I am a creature of routine

no matter how hot the guy

I am unavailable at certain times

often the only time they are free

which they take personally

even though all we know

about each other are profile pics

& what we claim are our likes

 

they act as if my time boundary

is playing hard to get

or just playing them

a sign I’m not really interested

that all I want is their desire

not their bodies

one guy said ‘if you’re going to be that way

good luck because you’ll need it’

as if my schedule 

was a character fault

 

one called me inflexible

though I had suggested other times

other days

his inflexibility was of no concern to him

whereas mine was arbitrary

whatever 

I have a life

I don’t set it aside for no dick

 

or perhaps they see it

as control

that I am making it clear

I am the dominant, the top,

not some submissive bottom bitch

gasping eager for their randy visit

 

even if I am eager

it’s still my time

I have an acquaintance in recovery who will phone & launch into their conversation. No hello, no is this a good time, no how are you. I will stop them asap if I’m busy but they’ve never learned to say – is this a good time. I have another friend in recovery who calls & really needs to meet facto face for a real talk. I suggest times – none of which fit his schedule – he assumes that for the sake off recovery I’ll change my schedule to suit his needs. I’ve done this a few times only to have him text to say he’d be late or etc.

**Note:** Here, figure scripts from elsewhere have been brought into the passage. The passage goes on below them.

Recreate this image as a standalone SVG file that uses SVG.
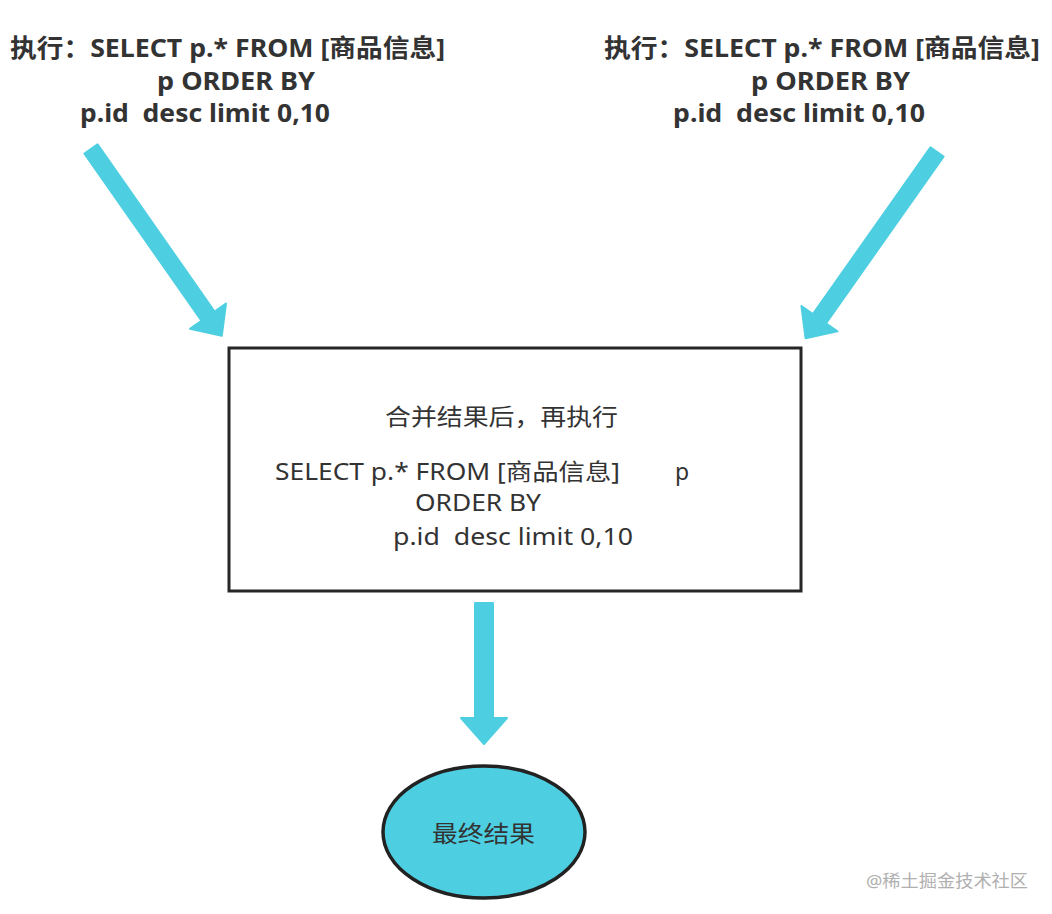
<svg xmlns="http://www.w3.org/2000/svg" xmlns:xlink="http://www.w3.org/1999/xlink" width="1052" height="914" viewBox="0 0 1052 914">
  <style>
    text { font-family: "Noto Sans", "Noto Sans CJK SC", sans-serif; fill: #333; white-space: pre; }
    .bold { font-weight: bold; font-size: 25px; }
    .reg { font-size: 23px; }
    .arrow { fill: #4dcfe1; stroke: #4dcfe1; stroke-width: 2; stroke-linejoin: round; }
    .wm { font-size: 17px; fill: #b0b0b0; }
  </style>
  <defs>
    <path id="diag" d="M0,-8 L204,-8 L204,-22 L228,0 L204,22 L204,8 L0,8 Z"/>
  </defs>
  <rect width="1052" height="914" fill="#ffffff"/>

  <g id="connectors">
    <use xlink:href="#diag" class="arrow" transform="translate(91,149) rotate(55)"/>
    <use xlink:href="#diag" class="arrow" transform="translate(937,152) rotate(125.2)"/>
    <path class="arrow" d="M475,603 L493,603 L493,718 L507,718 L484,744 L461,718 L475,718 Z"/>
  </g>

  <g id="label-left">
    <text class="bold" x="10" y="57" textLength="435" lengthAdjust="spacingAndGlyphs">执行：SELECT p.* FROM [商品信息]</text>
    <text class="bold" x="157" y="90" textLength="158" lengthAdjust="spacingAndGlyphs">p ORDER BY</text>
    <text class="bold" x="80" y="122" textLength="250" lengthAdjust="spacingAndGlyphs">p.id  desc limit 0,10</text>
  </g>

  <g id="label-right">
    <text class="bold" x="604" y="57" textLength="436" lengthAdjust="spacingAndGlyphs">执行：SELECT p.* FROM [商品信息]</text>
    <text class="bold" x="751" y="90" textLength="159" lengthAdjust="spacingAndGlyphs">p ORDER BY</text>
    <text class="bold" x="673" y="122" textLength="252" lengthAdjust="spacingAndGlyphs">p.id  desc limit 0,10</text>
  </g>

  <g id="merge-box">
    <rect x="229" y="348" width="572" height="243" fill="#ffffff" stroke="#262626" stroke-width="3"/>
    <text class="reg" x="385" y="425" textLength="233" lengthAdjust="spacingAndGlyphs">合并结果后，再执行</text>
    <text class="reg" x="275" y="480" textLength="345" lengthAdjust="spacingAndGlyphs">SELECT p.* FROM [商品信息]</text>
    <text class="reg" x="675" y="480">p</text>
    <text class="reg" x="415" y="511" textLength="126" lengthAdjust="spacingAndGlyphs">ORDER BY</text>
    <text class="reg" x="393" y="545" textLength="240" lengthAdjust="spacingAndGlyphs">p.id  desc limit 0,10</text>
  </g>

  <g id="final-result">
    <ellipse cx="484" cy="832" rx="101" ry="66" fill="#4dcfe1" stroke="#222" stroke-width="3.5"/>
    <text class="reg" x="432" y="842" textLength="103" lengthAdjust="spacingAndGlyphs">最终结果</text>
  </g>

  <text class="wm" x="866" y="887" textLength="162" lengthAdjust="spacingAndGlyphs">@稀土掘金技术社区</text>
</svg>
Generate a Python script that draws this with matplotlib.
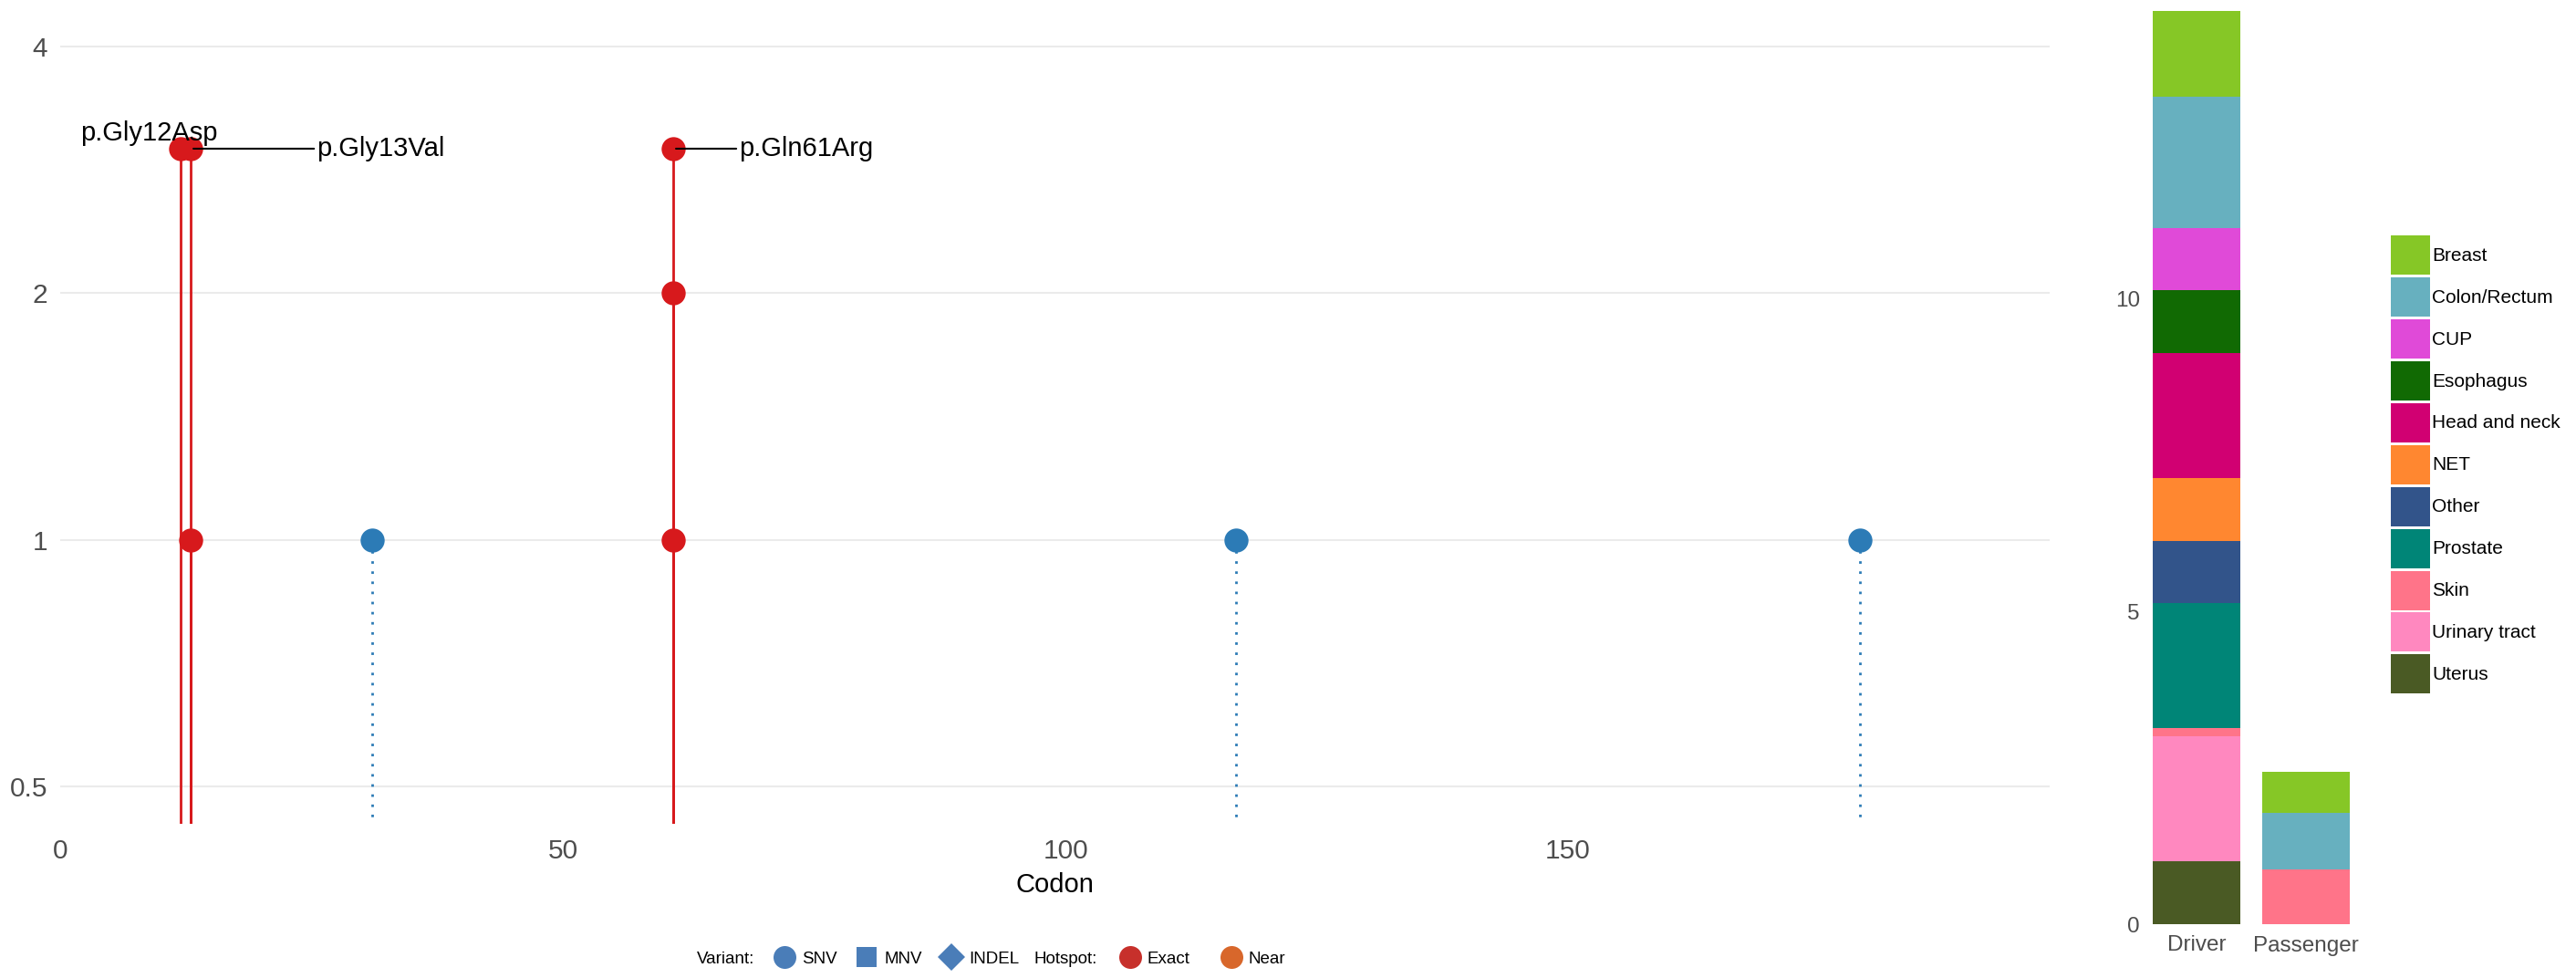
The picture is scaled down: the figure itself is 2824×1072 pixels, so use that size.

What does this have to do with ‘My Time’ – recovery has taught me to respect my own needs, to respect my boundaries & not to let people-pleasing turning into martyrdom. Times I’ve been persuaded to make allowances for another’s time constraints have rarely worked well for either party.

Sticking to my guns often has people acting as if my not being inconvenienced by them is an inconvenience to them. That also might have to do with he fact that I don’t apologize, any more, or explain either, when I say ‘not free at that time.’ Odd how being firm can be seen as arrogant or indifferent.

I no longer take the bait of being guilted into being agreeable. I’d rather be seen as unreasonable than being seen as an ‘any time Chuck.’ Now in the age of covid distancing such inflexibility is even more necessary & a covid ‘no’ is acceptable to many. Even if I am eager, now, it’s still my life.